EXERCISE AIM: All lines in which the word "with" occurs are to be extracted.
═════ SUPPLIED INFORMATION
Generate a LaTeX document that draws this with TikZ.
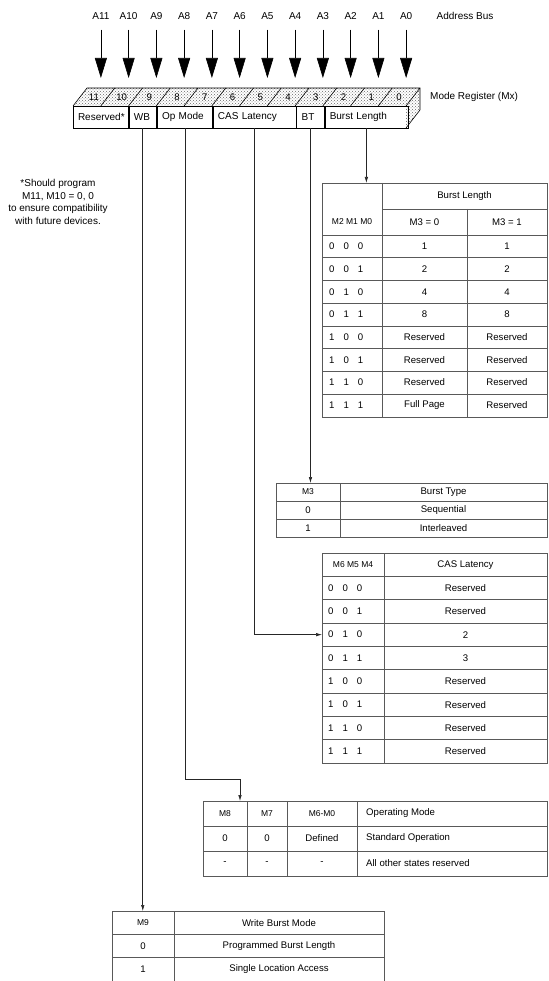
\documentclass[tikz,border=0pt]{standalone}
\usepackage{fontspec}
\setmainfont{Liberation Sans}
\usetikzlibrary{arrows.meta,patterns,positioning}

\newcommand{\bitrow}[3]{#1\hspace{9pt}#2\hspace{9pt}#3}

\begin{document}
\begin{tikzpicture}[x=1pt,y=-1pt,
  lbl/.style={inner sep=0pt,font=\fontsize{10}{12}\selectfont},
  fld/.style={draw,rectangle,inner xsep=5pt,inner ysep=0pt,minimum height=22pt,align=left,font=\fontsize{10}{12}\selectfont},
  txt/.style={inner sep=0pt,font=\fontsize{9.6}{11}\selectfont},
  hdr/.style={inner sep=0pt,font=\fontsize{8.5}{10}\selectfont},
  tab/.style={draw=black!65,rectangle,inner sep=0pt,line width=0.6pt},
  tl/.style={line width=0.6pt},
  gl/.style={draw=black!65,line width=0.6pt},
  bus/.style={-{Triangle[length=20pt,width=12pt]},line width=0.6pt},
  wire/.style={-{Latex[length=6pt,width=3.5pt]},line width=0.6pt,draw=black!85}]
  \useasboundingbox (0,0) rectangle (548,981);

  % register, dotted top and side
  \fill[pattern=crosshatch dots,pattern color=black!60]
    (73,106) -- (87,88) -- (420,88) -- (420,110) -- (406,128) -- (406,106) -- cycle;
  \draw[tl] (73,106) -- (87,88) -- (420,88) -- (420,110) -- (406,128);
  \draw[tl] (406,106) -- (420,88);
  \foreach \k in {1,...,11}
    \draw[tl] ({73+27.75*\k},106) -- ++(14,-18);

  % bit numbers, address lines
  \foreach \k in {0,...,11}{
    \pgfmathtruncatemacro{\b}{11-\k}
    \node[txt] (m\b) at ({73+27.75*(\k+0.5)+7},97) {\b};
    \coordinate (t\b) at ({73+27.75*(\k+0.5)+14},78);
    \node[lbl] (a\b) at ({73+27.75*(\k+0.5)+14},16) {A\b};
    \draw[bus,shorten <=10pt] (a\b.south) -- (t\b);
  }
  \node[lbl,right=24pt of a0] (abus) {Address Bus};
  \node[lbl,anchor=west] (mreg) at (430,97) {Mode Register (Mx)};

  % register fields
  \node[fld,text width=45.5pt] (res) at (100.75,117) {Reserved*};
  \node[fld,text width=17.75pt,right=0pt of res] (wb) {WB};
  \node[fld,text width=45.5pt,right=0pt of wb] (op) {Op Mode};
  \node[fld,text width=73.25pt,right=0pt of op] (cas) {CAS Latency};
  \node[fld,text width=17.75pt,right=0pt of cas] (bt) {BT};
  \node[fld,text width=73.25pt,right=0pt of bt] (bl) {Burst Length};

  \node[lbl,align=center,font=\fontsize{10}{12.6}\selectfont] (note) at (58,202)
    {*Should program\\M11, M10 = 0, 0\\to ensure compatibility\\with future devices.};

  % burst length
  \node[tab,minimum width=225pt,minimum height=233.6pt,anchor=north west] (bltab) at (322,183) {};
  \draw[gl] (382,183) -- (382,416.6);
  \draw[gl] (382,209) -- (547,209);
  \draw[gl] (467,209) -- (467,416.6);
  \foreach \k in {0,...,7} \draw[gl] (322,{235+22.7*\k}) -- (547,{235+22.7*\k});
  \node[txt] (blh) at (464.5,196) {Burst Length};
  \node[hdr] (blm) at (352,222) {M2 M1 M0};
  \node[txt] (blh0) at (424.5,222) {M3 = 0};
  \node[txt] (blh1) at (507,222) {M3 = 1};
  \foreach \i/\x/\y/\z/\p/\q in {1/0/0/0/1/1,2/0/0/1/2/2,3/0/1/0/4/4,4/0/1/1/8/8,
      5/1/0/0/Reserved/Reserved,6/1/0/1/Reserved/Reserved,7/1/1/0/Reserved/Reserved,8/1/1/1/Full Page/Reserved}{
    \node[txt,anchor=west] (bl\i) at (329,{235+22.7*(\i-0.5)}) {\bitrow\x\y\z};
    \node[txt] (bl\i-a) at (424.5,{235+22.7*(\i-0.5)}) {\p};
    \node[txt] (bl\i-b) at (507,{235+22.7*(\i-0.5)}) {\q};
  }

  % burst type
  \node[tab,minimum width=271pt,minimum height=54pt,anchor=north west] (bttab) at (276,483) {};
  \draw[gl] (340,483) -- (340,537);
  \draw[gl] (276,501) -- (547,501);
  \draw[gl] (276,519) -- (547,519);
  \node[hdr] (bth) at (308,492) {M3};
  \node[txt] (btt) at (443.5,492) {Burst Type};
  \node[txt] (bt0) at (308,510) {0};
  \node[txt] (bt0-a) at (443.5,510) {Sequential};
  \node[txt] (bt1) at (308,528) {1};
  \node[txt] (bt1-a) at (443.5,528) {Interleaved};

  % cas latency
  \node[tab,minimum width=225pt,minimum height=210pt,anchor=north west] (castab) at (322,553) {};
  \draw[gl] (384,553) -- (384,763);
  \foreach \k in {1,...,8} \draw[gl] (322,{553+23.33*\k}) -- (547,{553+23.33*\k});
  \node[hdr] (cash) at (353,564.7) {M6 M5 M4};
  \node[txt] (cast) at (465.5,564.7) {CAS Latency};
  \foreach \i/\x/\y/\z/\p in {1/0/0/0/Reserved,2/0/0/1/Reserved,3/0/1/0/2,4/0/1/1/3,
      5/1/0/0/Reserved,6/1/0/1/Reserved,7/1/1/0/Reserved,8/1/1/1/Reserved}{
    \node[txt,anchor=west] (cas\i) at (328,{553+23.33*(\i+0.5)}) {\bitrow\x\y\z};
    \node[txt] (cas\i-a) at (465.5,{553+23.33*(\i+0.5)}) {\p};
  }

  % operating mode
  \node[tab,minimum width=344pt,minimum height=75pt,anchor=north west] (optab) at (203,801) {};
  \foreach \c in {247,287,357} \draw[gl] (\c,801) -- (\c,876);
  \draw[gl] (203,826) -- (547,826);
  \draw[gl] (203,851) -- (547,851);
  \node[hdr] (oph1) at (225,813.5) {M8};
  \node[hdr] (oph2) at (267,813.5) {M7};
  \node[hdr] (oph3) at (322,813.5) {M6-M0};
  \node[txt,anchor=west] (oph4) at (366,813.5) {Operating Mode};
  \node[txt] (op11) at (225,838.5) {0};
  \node[txt] (op12) at (267,838.5) {0};
  \node[txt] (op13) at (322,838.5) {Defined};
  \node[txt,anchor=west] (op14) at (366,838.5) {Standard Operation};
  \node[txt] (op21) at (225,863.5) {-};
  \node[txt] (op22) at (267,863.5) {-};
  \node[txt] (op23) at (322,863.5) {-};
  \node[txt,anchor=west] (op24) at (366,863.5) {All other states reserved};

  % write burst mode
  \node[tab,minimum width=272pt,minimum height=69.5pt,anchor=north west] (m9tab) at (112,911) {};
  \draw[gl] (174,911) -- (174,980.5);
  \draw[gl] (112,934.3) -- (384,934.3);
  \draw[gl] (112,957.7) -- (384,957.7);
  \node[hdr] (m9h) at (143,922.7) {M9};
  \node[txt] (m9t) at (279,922.7) {Write Burst Mode};
  \node[txt] (m90) at (143,946) {0};
  \node[txt] (m90-a) at (279,946) {Programmed Burst Length};
  \node[txt] (m91) at (143,969.3) {1};
  \node[txt] (m91-a) at (279,969.3) {Single Location Access};

  % fields to tables
  \coordinate (opturn) at (240,779);
  \draw[wire] (bl.south) -- (bl.south |- bltab.north);
  \draw[wire] (bt.south) -- (bt.south |- bttab.north);
  \draw[wire] (cas.south) |- (cas3.west -| castab.west);
  \draw[wire] (op.south) |- (opturn) -- (opturn |- optab.north);
  \draw[wire] (wb.south) -- (wb.south |- m9tab.north);
\end{tikzpicture}
\end{document}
══════════
OUTPUT FOR THIS EXERCISE:
Generate a LaTeX document that draws this with TikZ.
    {*Should program\\M11, M10 = 0, 0\\to ensure compatibility\\with future devices.};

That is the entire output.